In Modern Manners cultural guru P. J. O'Rourke provides the essential accessory for the truly contemporary man or woman-a rulebook for living in a world without rules.
Traditionally, good manners were a means of becoming as bland and invisible as everyone else, and thus of avoiding calling attention to one's own awkwardness and stupidity. Today, with everyone wanting to appear special, stupidity is at a premium and manners-as outrageous and bizarre as possible-are a wonderful way to distinguish ourselves, or have a fine time trying.
Modern Manners is an irreverent and hilarious guide to anti-etiquette that offers pointed advice on a range of topics from sex and entertaining to reading habits and death. With the most up-to-date forms of vulgarity, churlishness, and presumption, the latest fashions in discourtesy and barbarous display, P. J. O'Rourke makes it easier for all of us to survive with style in a rude world.
As one of the few folks who made it out of the
National Lampoon alive and writing, P. J. O'Rourke is--a comment that might please him more than most humorists--an elder statesman of American humor. While this says much about the thinness of the field, you gotta give him his props.

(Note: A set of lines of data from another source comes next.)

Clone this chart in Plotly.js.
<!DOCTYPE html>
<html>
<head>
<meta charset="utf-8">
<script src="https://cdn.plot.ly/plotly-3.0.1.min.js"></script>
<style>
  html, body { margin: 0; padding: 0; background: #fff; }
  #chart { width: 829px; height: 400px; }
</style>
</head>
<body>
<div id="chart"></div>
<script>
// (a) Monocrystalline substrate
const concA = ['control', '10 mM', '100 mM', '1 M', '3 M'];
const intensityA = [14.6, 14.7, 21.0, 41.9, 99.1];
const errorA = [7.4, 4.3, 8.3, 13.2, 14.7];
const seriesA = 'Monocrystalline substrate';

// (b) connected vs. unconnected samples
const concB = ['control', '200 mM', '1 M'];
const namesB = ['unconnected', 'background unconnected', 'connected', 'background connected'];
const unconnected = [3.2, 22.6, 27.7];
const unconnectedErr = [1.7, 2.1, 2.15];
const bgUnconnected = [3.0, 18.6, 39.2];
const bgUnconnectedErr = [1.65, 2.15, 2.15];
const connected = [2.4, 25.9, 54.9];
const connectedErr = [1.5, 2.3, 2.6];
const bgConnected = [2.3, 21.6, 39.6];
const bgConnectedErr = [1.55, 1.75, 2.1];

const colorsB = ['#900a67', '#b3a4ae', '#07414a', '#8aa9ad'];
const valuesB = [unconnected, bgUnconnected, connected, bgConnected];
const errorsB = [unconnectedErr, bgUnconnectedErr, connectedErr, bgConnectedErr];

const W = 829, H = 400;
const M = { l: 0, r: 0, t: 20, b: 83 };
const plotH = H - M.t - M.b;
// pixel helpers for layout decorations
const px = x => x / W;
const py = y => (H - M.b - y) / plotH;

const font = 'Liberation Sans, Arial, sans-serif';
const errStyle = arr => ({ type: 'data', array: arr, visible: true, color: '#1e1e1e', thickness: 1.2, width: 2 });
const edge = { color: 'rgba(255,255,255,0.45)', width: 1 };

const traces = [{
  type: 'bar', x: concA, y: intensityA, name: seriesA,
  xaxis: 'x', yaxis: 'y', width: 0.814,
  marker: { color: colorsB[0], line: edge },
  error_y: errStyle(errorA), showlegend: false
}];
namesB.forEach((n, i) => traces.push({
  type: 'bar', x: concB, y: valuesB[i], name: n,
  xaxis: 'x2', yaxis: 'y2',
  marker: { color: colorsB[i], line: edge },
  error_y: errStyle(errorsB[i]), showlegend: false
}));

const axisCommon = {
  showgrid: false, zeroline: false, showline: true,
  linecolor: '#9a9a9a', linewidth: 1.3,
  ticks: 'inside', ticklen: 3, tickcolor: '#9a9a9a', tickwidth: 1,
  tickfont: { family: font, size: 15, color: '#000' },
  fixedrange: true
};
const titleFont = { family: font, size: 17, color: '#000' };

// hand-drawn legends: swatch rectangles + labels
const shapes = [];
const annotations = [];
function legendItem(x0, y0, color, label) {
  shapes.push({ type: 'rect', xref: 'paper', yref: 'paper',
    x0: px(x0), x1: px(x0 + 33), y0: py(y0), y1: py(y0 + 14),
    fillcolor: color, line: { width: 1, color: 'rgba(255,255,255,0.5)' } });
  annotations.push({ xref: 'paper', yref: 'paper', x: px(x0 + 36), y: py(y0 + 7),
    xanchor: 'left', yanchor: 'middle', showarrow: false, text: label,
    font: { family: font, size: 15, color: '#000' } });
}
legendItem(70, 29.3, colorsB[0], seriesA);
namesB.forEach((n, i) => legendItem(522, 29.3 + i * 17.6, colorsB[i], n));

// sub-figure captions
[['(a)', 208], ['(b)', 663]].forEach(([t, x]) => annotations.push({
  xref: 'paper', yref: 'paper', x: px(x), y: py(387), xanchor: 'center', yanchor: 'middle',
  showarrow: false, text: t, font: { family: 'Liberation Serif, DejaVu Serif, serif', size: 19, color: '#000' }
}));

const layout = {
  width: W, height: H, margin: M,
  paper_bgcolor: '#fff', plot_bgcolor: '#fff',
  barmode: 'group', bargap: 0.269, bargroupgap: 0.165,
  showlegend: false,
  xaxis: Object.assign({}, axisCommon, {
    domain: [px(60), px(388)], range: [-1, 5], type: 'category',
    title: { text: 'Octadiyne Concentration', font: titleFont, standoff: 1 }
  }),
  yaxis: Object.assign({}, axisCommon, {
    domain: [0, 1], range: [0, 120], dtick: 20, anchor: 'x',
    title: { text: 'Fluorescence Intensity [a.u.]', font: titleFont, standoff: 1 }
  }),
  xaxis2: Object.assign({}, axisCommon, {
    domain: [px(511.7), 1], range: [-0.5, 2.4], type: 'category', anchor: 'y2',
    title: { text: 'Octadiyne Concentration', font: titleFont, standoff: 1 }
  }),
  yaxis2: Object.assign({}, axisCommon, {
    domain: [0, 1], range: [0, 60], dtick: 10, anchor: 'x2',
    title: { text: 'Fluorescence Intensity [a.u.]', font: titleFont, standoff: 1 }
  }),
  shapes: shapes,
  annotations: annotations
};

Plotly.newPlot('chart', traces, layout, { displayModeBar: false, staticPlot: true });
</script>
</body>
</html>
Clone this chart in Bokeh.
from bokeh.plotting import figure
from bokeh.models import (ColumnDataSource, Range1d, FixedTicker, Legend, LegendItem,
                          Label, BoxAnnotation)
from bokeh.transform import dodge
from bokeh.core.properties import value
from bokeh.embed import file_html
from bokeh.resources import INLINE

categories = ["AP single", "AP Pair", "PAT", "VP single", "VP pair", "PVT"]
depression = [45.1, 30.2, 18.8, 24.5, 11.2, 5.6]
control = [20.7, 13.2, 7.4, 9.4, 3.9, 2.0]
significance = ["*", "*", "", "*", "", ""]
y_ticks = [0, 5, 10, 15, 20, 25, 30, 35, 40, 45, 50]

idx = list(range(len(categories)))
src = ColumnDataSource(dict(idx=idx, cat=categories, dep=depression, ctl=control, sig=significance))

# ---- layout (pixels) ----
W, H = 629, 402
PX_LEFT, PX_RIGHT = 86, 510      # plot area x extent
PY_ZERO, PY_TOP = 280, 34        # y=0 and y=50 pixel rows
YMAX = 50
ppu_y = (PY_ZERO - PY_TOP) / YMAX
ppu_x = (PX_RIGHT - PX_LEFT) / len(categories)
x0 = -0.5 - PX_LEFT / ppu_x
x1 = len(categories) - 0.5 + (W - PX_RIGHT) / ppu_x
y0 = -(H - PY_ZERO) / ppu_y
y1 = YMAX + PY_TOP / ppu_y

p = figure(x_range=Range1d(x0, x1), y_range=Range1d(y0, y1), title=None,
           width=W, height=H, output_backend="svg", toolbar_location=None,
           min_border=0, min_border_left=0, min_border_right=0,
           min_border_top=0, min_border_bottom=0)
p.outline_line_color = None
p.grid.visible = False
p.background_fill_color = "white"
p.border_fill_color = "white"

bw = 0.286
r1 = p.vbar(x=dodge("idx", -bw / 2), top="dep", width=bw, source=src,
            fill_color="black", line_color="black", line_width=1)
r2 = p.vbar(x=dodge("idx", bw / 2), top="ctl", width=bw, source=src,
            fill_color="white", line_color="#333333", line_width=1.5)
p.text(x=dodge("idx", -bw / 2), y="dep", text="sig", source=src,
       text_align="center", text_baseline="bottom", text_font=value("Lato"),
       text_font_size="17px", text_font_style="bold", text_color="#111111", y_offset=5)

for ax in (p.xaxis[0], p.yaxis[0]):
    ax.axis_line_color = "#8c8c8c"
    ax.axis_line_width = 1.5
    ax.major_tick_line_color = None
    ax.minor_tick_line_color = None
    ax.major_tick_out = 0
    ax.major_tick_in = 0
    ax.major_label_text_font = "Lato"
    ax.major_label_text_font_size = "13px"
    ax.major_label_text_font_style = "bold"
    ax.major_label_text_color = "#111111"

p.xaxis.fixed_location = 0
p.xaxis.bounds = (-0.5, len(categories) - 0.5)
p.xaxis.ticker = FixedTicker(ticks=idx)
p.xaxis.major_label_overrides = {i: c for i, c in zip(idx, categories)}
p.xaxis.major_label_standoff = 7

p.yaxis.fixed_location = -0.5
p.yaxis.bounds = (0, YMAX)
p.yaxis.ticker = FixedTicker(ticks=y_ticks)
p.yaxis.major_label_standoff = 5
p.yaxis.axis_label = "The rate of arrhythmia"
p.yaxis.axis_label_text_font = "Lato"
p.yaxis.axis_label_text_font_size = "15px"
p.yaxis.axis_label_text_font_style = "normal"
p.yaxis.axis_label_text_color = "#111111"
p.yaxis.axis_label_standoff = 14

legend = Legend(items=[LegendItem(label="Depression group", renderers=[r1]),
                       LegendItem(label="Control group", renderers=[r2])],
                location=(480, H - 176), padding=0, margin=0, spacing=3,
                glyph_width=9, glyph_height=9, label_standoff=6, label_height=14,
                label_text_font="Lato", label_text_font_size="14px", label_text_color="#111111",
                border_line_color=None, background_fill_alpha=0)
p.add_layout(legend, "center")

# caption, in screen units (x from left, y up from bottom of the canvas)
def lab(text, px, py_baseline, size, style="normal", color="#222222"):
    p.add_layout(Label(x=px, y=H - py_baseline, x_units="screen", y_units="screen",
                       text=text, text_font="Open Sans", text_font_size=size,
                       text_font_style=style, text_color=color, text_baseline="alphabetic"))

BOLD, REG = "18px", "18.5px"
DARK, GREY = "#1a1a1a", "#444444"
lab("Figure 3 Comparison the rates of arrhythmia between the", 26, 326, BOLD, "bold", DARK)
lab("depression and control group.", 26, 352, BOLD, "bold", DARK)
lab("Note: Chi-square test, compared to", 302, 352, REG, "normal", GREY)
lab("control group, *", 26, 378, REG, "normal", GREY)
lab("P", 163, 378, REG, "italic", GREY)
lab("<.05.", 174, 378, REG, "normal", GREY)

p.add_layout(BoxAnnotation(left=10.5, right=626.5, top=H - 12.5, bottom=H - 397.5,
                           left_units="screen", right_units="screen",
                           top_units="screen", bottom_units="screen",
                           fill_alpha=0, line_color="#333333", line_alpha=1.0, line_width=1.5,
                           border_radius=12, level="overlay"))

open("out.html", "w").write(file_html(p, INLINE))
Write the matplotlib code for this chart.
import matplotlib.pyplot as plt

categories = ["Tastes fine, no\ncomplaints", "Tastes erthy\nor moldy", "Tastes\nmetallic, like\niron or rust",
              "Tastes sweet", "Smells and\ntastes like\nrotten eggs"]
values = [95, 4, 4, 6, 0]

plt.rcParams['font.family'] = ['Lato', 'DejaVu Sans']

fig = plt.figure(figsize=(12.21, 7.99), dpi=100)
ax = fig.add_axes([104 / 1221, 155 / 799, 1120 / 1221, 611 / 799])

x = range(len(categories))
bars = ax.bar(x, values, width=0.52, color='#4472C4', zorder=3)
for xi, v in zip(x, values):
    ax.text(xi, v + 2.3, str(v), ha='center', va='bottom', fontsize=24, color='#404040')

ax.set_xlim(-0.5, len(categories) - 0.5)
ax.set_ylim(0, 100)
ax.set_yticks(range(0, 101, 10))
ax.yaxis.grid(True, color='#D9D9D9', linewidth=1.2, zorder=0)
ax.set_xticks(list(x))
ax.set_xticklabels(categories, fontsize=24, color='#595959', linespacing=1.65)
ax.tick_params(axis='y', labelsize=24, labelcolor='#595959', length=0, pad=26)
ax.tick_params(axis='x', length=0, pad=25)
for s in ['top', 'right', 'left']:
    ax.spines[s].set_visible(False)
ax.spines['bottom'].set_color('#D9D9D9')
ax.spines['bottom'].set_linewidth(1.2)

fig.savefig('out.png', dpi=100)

Modern Manners is good, early O'Rourke, a book that you can read and enjoy without being to the right of Francisco Franco. Who can resist lines such as "A hat should be taken off when you greet a lady and left off for the rest of your life. Nothing looks more stupid than a hat." Or, "Don't wear a tweed jacket to work unless you expect to flush a covey of quail from behind the Xerox machine." Manners are a moving target, and some sections are in need of revision (cocaine really was a big deal, wasn't it?), but don't let that dissuade you. By and large, Modern Manners comes through admirably.